Mr. Maduro was in a highly guarded “fortress” with steel doors, which the U.S. military made a copy of the one they infiltrated.
He was attempting to get into a safety space before he was “bumrushed,” Mr. Trump said, adding that “we were prepared.”
The U.S. president believes that no one was killed and no aircraft was left, applauding the organization of the operation.
Mr. Trump said that the U.S. was prepared to complete a second wave of attacks, but the first was so lethal and powerful that it wasn’t necessary.
Vice President J.D. Vance said on social media that the president offered several off-ramps to the Venezuelan president. Mr. Trump said, “You have to give up, you have to surrender,” but in the end, he said the U.S. had to do something “much more surgical, much more powerful.”
As for what is to become of Mr. Maduro’s loyalists, Mr. Trump said, “if they stay loyal, their future is bleak,” adding that the Venezuelan president was a dictator the people hated.

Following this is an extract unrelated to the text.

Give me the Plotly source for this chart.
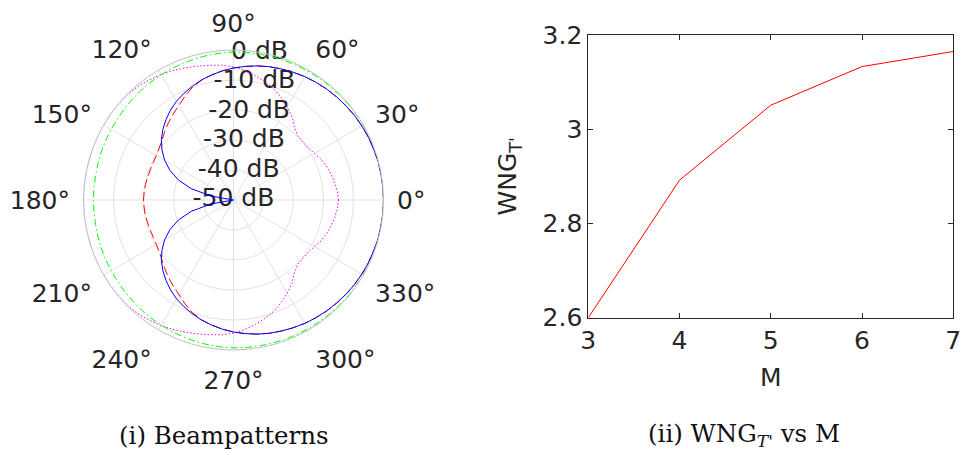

The U.S. president said that the Venezuelan people are happy with the U.S. operation and are waving American flags in the street. “The people have no love for him,” he said of Mr. Maduro.
When it comes to the future of Venezuela’s oil industry, the U.S. will be “very much involved,” he said.
Chevron, the only U.S. oil company that currently operates in Venezuela, says it is focused on the safety and well-being of its employees.
“We continue to operate in full compliance with all relevant laws and regulations,” a company spokesperson said.
He said that Secretary of Defense Pete Hegseth and General Dan Caine, the nation’s highest-ranking military officer, and others will give more details at a “pretty open news conference” at 11 a.m.
“Our country is hotter than it’s ever been before,” Mr. Trump said at the conclusion of his interview.